◆ **Short problem**
Print all of the lines exactly. Any picture among them stays out.

──────── Dataset extract ────────

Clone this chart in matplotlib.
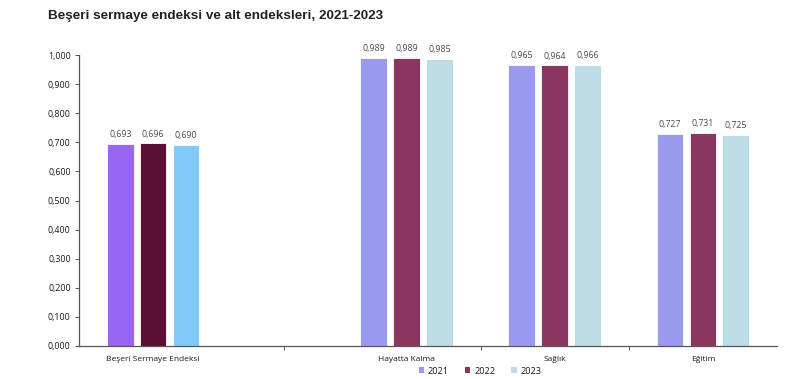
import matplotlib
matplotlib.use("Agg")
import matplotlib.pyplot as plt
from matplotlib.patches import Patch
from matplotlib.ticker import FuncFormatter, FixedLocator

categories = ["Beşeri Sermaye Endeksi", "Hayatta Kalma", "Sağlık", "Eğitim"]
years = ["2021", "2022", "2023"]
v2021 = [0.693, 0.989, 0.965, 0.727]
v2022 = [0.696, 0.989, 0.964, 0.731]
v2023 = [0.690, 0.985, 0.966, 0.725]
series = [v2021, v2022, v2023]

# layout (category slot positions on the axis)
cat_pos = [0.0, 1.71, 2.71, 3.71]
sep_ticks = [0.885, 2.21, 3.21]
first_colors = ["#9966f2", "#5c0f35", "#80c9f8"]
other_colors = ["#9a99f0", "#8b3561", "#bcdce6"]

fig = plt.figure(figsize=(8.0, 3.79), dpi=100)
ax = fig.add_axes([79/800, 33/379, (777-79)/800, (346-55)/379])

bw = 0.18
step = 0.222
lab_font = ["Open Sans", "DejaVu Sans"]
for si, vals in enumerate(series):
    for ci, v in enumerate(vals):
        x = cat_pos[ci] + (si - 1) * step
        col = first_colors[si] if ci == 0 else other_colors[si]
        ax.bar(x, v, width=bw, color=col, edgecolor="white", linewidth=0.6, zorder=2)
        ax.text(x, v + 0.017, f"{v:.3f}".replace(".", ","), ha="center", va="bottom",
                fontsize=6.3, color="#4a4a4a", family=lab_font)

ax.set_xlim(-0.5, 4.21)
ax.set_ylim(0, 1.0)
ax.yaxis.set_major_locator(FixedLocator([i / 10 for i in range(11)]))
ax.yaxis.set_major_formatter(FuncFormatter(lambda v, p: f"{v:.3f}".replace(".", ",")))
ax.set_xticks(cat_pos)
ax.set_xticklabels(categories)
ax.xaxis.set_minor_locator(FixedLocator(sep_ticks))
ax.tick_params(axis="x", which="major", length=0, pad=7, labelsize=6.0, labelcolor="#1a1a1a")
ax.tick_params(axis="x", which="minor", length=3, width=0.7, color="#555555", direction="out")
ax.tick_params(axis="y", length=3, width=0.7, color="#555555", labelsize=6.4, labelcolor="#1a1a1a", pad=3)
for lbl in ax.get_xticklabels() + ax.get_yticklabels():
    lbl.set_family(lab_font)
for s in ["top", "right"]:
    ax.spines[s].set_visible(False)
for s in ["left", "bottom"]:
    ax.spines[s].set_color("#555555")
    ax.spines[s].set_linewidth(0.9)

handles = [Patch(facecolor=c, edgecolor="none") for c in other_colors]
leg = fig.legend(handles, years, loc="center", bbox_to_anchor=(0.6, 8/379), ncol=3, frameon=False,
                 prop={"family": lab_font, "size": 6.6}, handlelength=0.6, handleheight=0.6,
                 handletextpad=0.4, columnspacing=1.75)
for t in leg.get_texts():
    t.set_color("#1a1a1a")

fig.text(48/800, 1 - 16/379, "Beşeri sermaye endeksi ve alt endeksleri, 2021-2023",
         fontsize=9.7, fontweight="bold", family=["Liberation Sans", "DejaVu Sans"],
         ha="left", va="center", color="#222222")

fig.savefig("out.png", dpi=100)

────────

◆ **Completed exercise**
Clone this chart in matplotlib.
import matplotlib
matplotlib.use("Agg")
import matplotlib.pyplot as plt
from matplotlib.patches import Patch
from matplotlib.ticker import FuncFormatter, FixedLocator

categories = ["Beşeri Sermaye Endeksi", "Hayatta Kalma", "Sağlık", "Eğitim"]
years = ["2021", "2022", "2023"]
v2021 = [0.693, 0.989, 0.965, 0.727]
v2022 = [0.696, 0.989, 0.964, 0.731]
v2023 = [0.690, 0.985, 0.966, 0.725]
series = [v2021, v2022, v2023]

# layout (category slot positions on the axis)
cat_pos = [0.0, 1.71, 2.71, 3.71]
sep_ticks = [0.885, 2.21, 3.21]
first_colors = ["#9966f2", "#5c0f35", "#80c9f8"]
other_colors = ["#9a99f0", "#8b3561", "#bcdce6"]

fig = plt.figure(figsize=(8.0, 3.79), dpi=100)
ax = fig.add_axes([79/800, 33/379, (777-79)/800, (346-55)/379])

bw = 0.18
step = 0.222
lab_font = ["Open Sans", "DejaVu Sans"]
for si, vals in enumerate(series):
    for ci, v in enumerate(vals):
        x = cat_pos[ci] + (si - 1) * step
        col = first_colors[si] if ci == 0 else other_colors[si]
        ax.bar(x, v, width=bw, color=col, edgecolor="white", linewidth=0.6, zorder=2)
        ax.text(x, v + 0.017, f"{v:.3f}".replace(".", ","), ha="center", va="bottom",
                fontsize=6.3, color="#4a4a4a", family=lab_font)

ax.set_xlim(-0.5, 4.21)
ax.set_ylim(0, 1.0)
ax.yaxis.set_major_locator(FixedLocator([i / 10 for i in range(11)]))
ax.yaxis.set_major_formatter(FuncFormatter(lambda v, p: f"{v:.3f}".replace(".", ",")))
ax.set_xticks(cat_pos)
ax.set_xticklabels(categories)
ax.xaxis.set_minor_locator(FixedLocator(sep_ticks))
ax.tick_params(axis="x", which="major", length=0, pad=7, labelsize=6.0, labelcolor="#1a1a1a")
ax.tick_params(axis="x", which="minor", length=3, width=0.7, color="#555555", direction="out")
ax.tick_params(axis="y", length=3, width=0.7, color="#555555", labelsize=6.4, labelcolor="#1a1a1a", pad=3)
for lbl in ax.get_xticklabels() + ax.get_yticklabels():
    lbl.set_family(lab_font)
for s in ["top", "right"]:
    ax.spines[s].set_visible(False)
for s in ["left", "bottom"]:
    ax.spines[s].set_color("#555555")
    ax.spines[s].set_linewidth(0.9)

handles = [Patch(facecolor=c, edgecolor="none") for c in other_colors]
leg = fig.legend(handles, years, loc="center", bbox_to_anchor=(0.6, 8/379), ncol=3, frameon=False,
                 prop={"family": lab_font, "size": 6.6}, handlelength=0.6, handleheight=0.6,
                 handletextpad=0.4, columnspacing=1.75)
for t in leg.get_texts():
    t.set_color("#1a1a1a")

fig.text(48/800, 1 - 16/379, "Beşeri sermaye endeksi ve alt endeksleri, 2021-2023",
         fontsize=9.7, fontweight="bold", family=["Liberation Sans", "DejaVu Sans"],
         ha="left", va="center", color="#222222")

fig.savefig("out.png", dpi=100)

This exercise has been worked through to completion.